Fernost im Einkaufszentrum

Hindugemeinde belebt fast verlassenes Sebaldsbrücker Einkaufszentrum mit großer Einweihungszeremonie. Der neue Gebetsraum bleibt ein Provisorium

Halb verlassen ist der große Betonblock an der Sebaldsbrücker Heerstraße, aufgerissen die Straße davor. Geschäfte gibt es schon seit Jahren kaum noch im Einkaufszentrum Sebaldsbrück, nicht einmal im Telefonbuch findet sich ein Eintrag.

Am selben Ort: Die Luft ist schwer und riecht nach Weihrauch, barfüßige Menschen mit wallenden Gewändern eilen umher, andere zaubern exotische Klänge aus ihren Instrumenten. Drei Statuen thronen auf einem Altar, gesalbt von Priestern, auf dem Boden sitzen Gläubige und verfolgen die Zeremonie.

Wer nun glaubt, die letzten Eindrücke stammten aus fernen Ländern, einem indischen Tempel vielleicht, der irrt. Denn ein Nebeneingang des verlassenen Einkaufszentrums ist das Tor zu dem hinduistischen Gebetsraum, den gestern sieben Priester eingeweiht haben. Bereits seit zwei Jahren nutzt die Gemeinde den Raum, aber erst jetzt zieren drei Götterstatuen den Altar. Bisher beteten die Hindus vor Bildern, mit den geweihten Statuen dürfen sie nun selbst Zeremonien veranstalten, weiß Vijeyananda, Dolmetscher und Hindu. Von den etwa 2.000 Gläubigen, die aus dem ganzen Nordwesten nach Sebaldsbrück zur Puja, zum Gottesdienst, kommen, waren gestern längst nicht alle da. Trotzdem drängeln sich die Besucher auf den prächtigen Teppichen.
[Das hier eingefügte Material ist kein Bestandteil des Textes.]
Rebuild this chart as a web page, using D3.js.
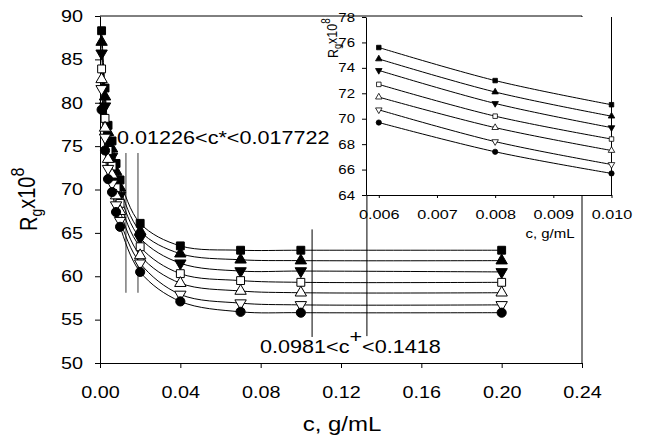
<!DOCTYPE html>
<html>
<head>
<meta charset="utf-8">
<script src="https://cdn.jsdelivr.net/npm/d3@7"></script>
<style>
body{margin:0;background:#fff;}
svg{font-family:"Liberation Sans",Arial,sans-serif;}
</style>
</head>
<body>
<svg width="650" height="446"></svg>
<script>
// concentration (g/mL) and Rg x10^8 for the seven series
var cVals = [0.0008, 0.0025, 0.004, 0.006, 0.008, 0.010, 0.020, 0.040, 0.070, 0.100, 0.200];
var rgFilledSquare = [88.3, 81.7, 77.4, 75.6, 73.0, 71.1, 66.1, 63.5, 63.0, 63.0, 63.0];
var rgFilledUp     = [87.0, 80.7, 76.6, 74.7, 72.1, 70.2, 65.2, 62.6, 61.9, 61.8, 61.8];
var rgFilledDown   = [85.7, 79.6, 75.6, 73.8, 71.2, 69.3, 64.4, 61.5, 60.6, 60.6, 60.5];
var rgOpenSquare   = [83.9, 78.2, 74.5, 72.7, 70.2, 68.4, 63.4, 60.3, 59.5, 59.3, 59.3];
var rgOpenUp       = [82.7, 77.1, 73.5, 71.7, 69.3, 67.5, 62.4, 59.2, 58.3, 58.1, 58.1];
var rgOpenDown     = [81.6, 76.0, 72.4, 70.7, 68.2, 66.4, 61.5, 57.9, 56.9, 56.7, 56.7];
var rgCircle       = [79.2, 74.5, 71.2, 69.7, 67.4, 65.7, 60.5, 57.1, 55.9, 55.8, 55.8];

// inset uses the 0.006 - 0.010 part of the same data
var insetFrom = 3, insetTo = 5;

var xTicks = [0, 0.04, 0.08, 0.12, 0.16, 0.20, 0.24];
var yTicks = [50, 55, 60, 65, 70, 75, 80, 85, 90];
var insetXTicks = [0.006, 0.007, 0.008, 0.009, 0.010];
var insetYTicks = [64, 66, 68, 70, 72, 74, 76, 78];

// marker lines for c* and c+ (x position, y from, y to)
var cStarLines = [[0.0129, 74.2, 58.1], [0.0189, 74.2, 58.1]];
var cPlusLines = [[0.1056, 65.4, 53.0], [0.1329, 72.2, 53.1]];

var stretch = 1.2;
var svg = d3.select("svg");

var series = [
	{vals: rgFilledSquare, shape: "square", fill: "#000"},
	{vals: rgFilledUp, shape: "up", fill: "#000"},
	{vals: rgFilledDown, shape: "down", fill: "#000"},
	{vals: rgOpenSquare, shape: "square", fill: "#fff"},
	{vals: rgOpenUp, shape: "up", fill: "#fff"},
	{vals: rgOpenDown, shape: "down", fill: "#fff"},
	{vals: rgCircle, shape: "circle", fill: "#000"}
];

var symbolPath = function(shape, scale){
	var type = shape == "square" ? d3.symbolSquare : (shape == "circle" ? d3.symbolCircle : d3.symbolTriangle);
	var size = shape == "square" ? 62 : (shape == "circle" ? 66 : 56);
	return d3.symbol().type(type).size(size*scale)();
}

var addText = function(g, x, y, anchor, size){
	return g.append("text")
		.attr("transform", "translate(" + x + "," + y + ") scale(" + stretch + ",1)")
		.attr("text-anchor", anchor)
		.style("font-size", size + "px")
		.attr("fill", "#000");
}

var drawSeries = function(g, xs, ys, from, to, curve, markerScale){
	series.forEach(function(s){
		var pts = [];
		for(var i = from; i <= to; i++){
			pts.push([xs(cVals[i]), ys(s.vals[i])]);
		}
		g.append("path")
			.attr("d", d3.line().curve(curve)(pts))
			.attr("fill", "none")
			.attr("stroke", "#000")
			.attr("stroke-width", 1);
	});
	series.forEach(function(s){
		for(var i = from; i <= to; i++){
			g.append("path")
				.attr("d", symbolPath(s.shape, markerScale))
				.attr("transform", "translate(" + xs(cVals[i]) + "," + ys(s.vals[i]) + ")" + (s.shape == "down" ? " rotate(180)" : ""))
				.attr("fill", s.fill)
				.attr("stroke", "#000")
				.attr("stroke-width", markerScale < 1 ? 0.8 : 1);
		}
	});
}

// ---------- main chart ----------
var x = d3.scaleLinear().domain([0, 0.24]).range([100, 582]);
var y = d3.scaleLinear().domain([50, 90]).range([363, 16]);

var main = svg.append("g");

main.append("line").attr("x1", 100).attr("x2", 582).attr("y1", 16).attr("y2", 16).attr("stroke", "#000");
main.append("line").attr("x1", 582).attr("x2", 582).attr("y1", 16).attr("y2", 363).attr("stroke", "#000");

var yAxis = main.append("g")
	.attr("transform", "translate(100,0)")
	.call(d3.axisLeft(y).tickValues(yTicks).tickSizeInner(5).tickSizeOuter(0).tickPadding(12).tickFormat(d3.format("d")));
var xAxis = main.append("g")
	.attr("transform", "translate(0,363)")
	.call(d3.axisBottom(x).tickValues(xTicks).tickSizeInner(5).tickSizeOuter(0).tickPadding(18).tickFormat(d3.format(".2f")));

[yAxis, xAxis].forEach(function(ax){
	ax.select(".domain").attr("stroke", "#000");
	ax.selectAll(".tick line").attr("stroke", "#000");
	ax.selectAll("text").style("font-size", "16.5px").attr("fill", "#000").style("font-family", "inherit");
});
yAxis.selectAll("text").each(function(){
	var t = d3.select(this);
	var tx = +t.attr("x");
	t.attr("x", 0).attr("transform", "translate(" + tx + ",0) scale(" + stretch + ",1)");
});
xAxis.selectAll("text").attr("transform", "scale(" + stretch + ",1)");

// axis titles
var yTitle = main.append("text")
	.attr("transform", "translate(37,231) scale(" + stretch + ",1) rotate(-90)")
	.style("font-size", "20px")
	.attr("fill", "#000");
yTitle.append("tspan").text("R");
yTitle.append("tspan").attr("dy", "0.3em").style("font-size", "14px").text("g");
yTitle.append("tspan").attr("dy", "-0.3em").text("x10");
yTitle.append("tspan").attr("dy", "-0.55em").style("font-size", "16px").text("8");

addText(main, 342, 431, "middle", 20).text("c, g/mL");

// c* and c+ markers
cStarLines.forEach(function(l){
	main.append("line")
		.attr("x1", x(l[0])).attr("x2", x(l[0]))
		.attr("y1", y(l[1])).attr("y2", y(l[2]))
		.attr("stroke", "#7a7a7a").attr("stroke-width", 1.5);
});
cPlusLines.forEach(function(l){
	main.append("line")
		.attr("x1", x(l[0])).attr("x2", x(l[0]))
		.attr("y1", y(l[1])).attr("y2", y(l[2]))
		.attr("stroke", "#000").attr("stroke-width", 1);
});

drawSeries(main, x, y, 0, cVals.length - 1, d3.curveCatmullRom.alpha(0.5), 1);

addText(main, 117, 144, "start", 18).text("0.01226<c*<0.017722");
var cPlusText = addText(main, 260, 353, "start", 18);
cPlusText.append("tspan").text("0.0981<c");
cPlusText.append("tspan").attr("dy", "-0.55em").text("+");
cPlusText.append("tspan").attr("dy", "0.55em").text("<0.1418");

// ---------- inset ----------
var ix = d3.scaleLinear().domain([0.00578, 0.010]).range([366, 611.5]);
var iy = d3.scaleLinear().domain([64, 78]).range([195, 17]);

var inset = svg.append("g");
inset.append("rect").attr("x", 366).attr("y", 17).attr("width", 246).attr("height", 178).attr("fill", "#fff");
inset.append("line").attr("x1", 611.5).attr("x2", 611.5).attr("y1", 17).attr("y2", 195).attr("stroke", "#000");

var iyAxis = inset.append("g")
	.attr("transform", "translate(366,0)")
	.call(d3.axisLeft(iy).tickValues(insetYTicks).tickSizeInner(4).tickSizeOuter(0).tickPadding(7).tickFormat(d3.format("d")));
var ixAxis = inset.append("g")
	.attr("transform", "translate(0,195)")
	.call(d3.axisBottom(ix).tickValues(insetXTicks).tickSizeInner(3).tickSizeOuter(0).tickPadding(11).tickFormat(d3.format(".3f")));

[iyAxis, ixAxis].forEach(function(ax){
	ax.select(".domain").attr("stroke", "#000");
	ax.selectAll(".tick line").attr("stroke", "#000");
	ax.selectAll("text").attr("fill", "#000").style("font-family", "inherit");
});
iyAxis.selectAll("text").style("font-size", "12.5px").each(function(){
	var t = d3.select(this);
	var tx = +t.attr("x");
	t.attr("x", 0).attr("transform", "translate(" + tx + ",0) scale(" + stretch + ",1)");
});
ixAxis.selectAll("text").style("font-size", "13.5px").attr("transform", "scale(" + stretch + ",1)");

var iyTitle = inset.append("text")
	.attr("transform", "translate(338,58) scale(" + stretch + ",1) rotate(-90)")
	.style("font-size", "12.5px")
	.attr("fill", "#000");
iyTitle.append("tspan").text("R");
iyTitle.append("tspan").attr("dy", "0.3em").style("font-size", "9px").text("g");
iyTitle.append("tspan").attr("dy", "-0.3em").text("x10");
iyTitle.append("tspan").attr("dy", "-0.55em").style("font-size", "10px").text("8");

addText(inset, 550, 238, "middle", 12.5).text("c, g/mL");

drawSeries(inset, ix, iy, insetFrom, insetTo, d3.curveCatmullRom.alpha(0.5), 0.33);
</script>
</body>
</html>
Eigens für die Zeremonie wurde Murtu Jeyanthinathakurukkal aus Sri Lanka eingeflogen. Er ist ein Guru, und damit steht er ein bisschen über den anderen sechs Priestern. Eine Rangordnung wie bei den Christen gebe es zwar nicht, für die Zeremonie brauche man aber eine besondere Ausbildung, die die lokalen Priester nicht hätten.

Die Anforderungen werden verständlich, verfolgt man die farbenfrohe Zeremonie: Unter drei bunten Kuppeln ist ein gekachelter Altar aufgebaut. Darauf thront Murukan mit seinen zwei Frauen, flankiert vom Elefantengott Ganesha zur Linken und der Göttin Devi zur Rechten. Die Statuen bestehen aus fünf verschiedenen Metallen, die Priester weihen die Figuren mit Milch und Honig, Früchten und Rosenwasser. Mit Flöten und Trommeln begleiten Musiker die Weihe, andere läuten goldene Glocken, die von der Decke hängen.

Doch von der sakralen Strenge, die bei christlichen Gottesdiensten herrscht, ist hier nichts zu spüren. Laut und fröhlich geht es zu, Kinder spielen und toben. Es stört auch nicht, wenn der Altar während der Weihe mit dem Akkuschrauber noch ein bisschen verstärkt wird. Und es sind nicht nur Hindus, die hier teilnehmen. Den roten Punkt auf der Stirn bekommt jeder – egal, ob gläubig oder nicht.

Prasanth Luxmi ist es. Dem 11-Jährigen gefallen die Feiern, auch wenn die Kinder nicht ganz so engagiert sind wie die Erwachsenen. Sie toben lieber draußen herum – barfuß natürlich. Schließlich wollen auch die Kinder „nett sein zu Gott“.

Lange werden die Hindus ihren eben eingeweihten Raum allerdings nicht nutzen können. Bereits im nächsten Jahr werden neue Investoren das Gebäude nutzen. Wo jetzt Weihrauch und exotische Musik die Sinne benebeln, wird dann eine Supermarktkette Hundefutter und Toilettenpapier anbieten. Für die Hindus bedeutet das einen weiteren Umzug auf dem Weg zum idealen Gebetsraum. Einen Vorteil könnte der jedoch durchaus haben: In der Etage über dem jetzigen Raum sind Lagerräume, in denen Arbeiter mit schwerem Schuhwerk Kisten verladen. Und noch schlimmer als das Betreten mit Schuhen, so Vijeyananda, seien beschuhte Schritte über dem Gebetsraum.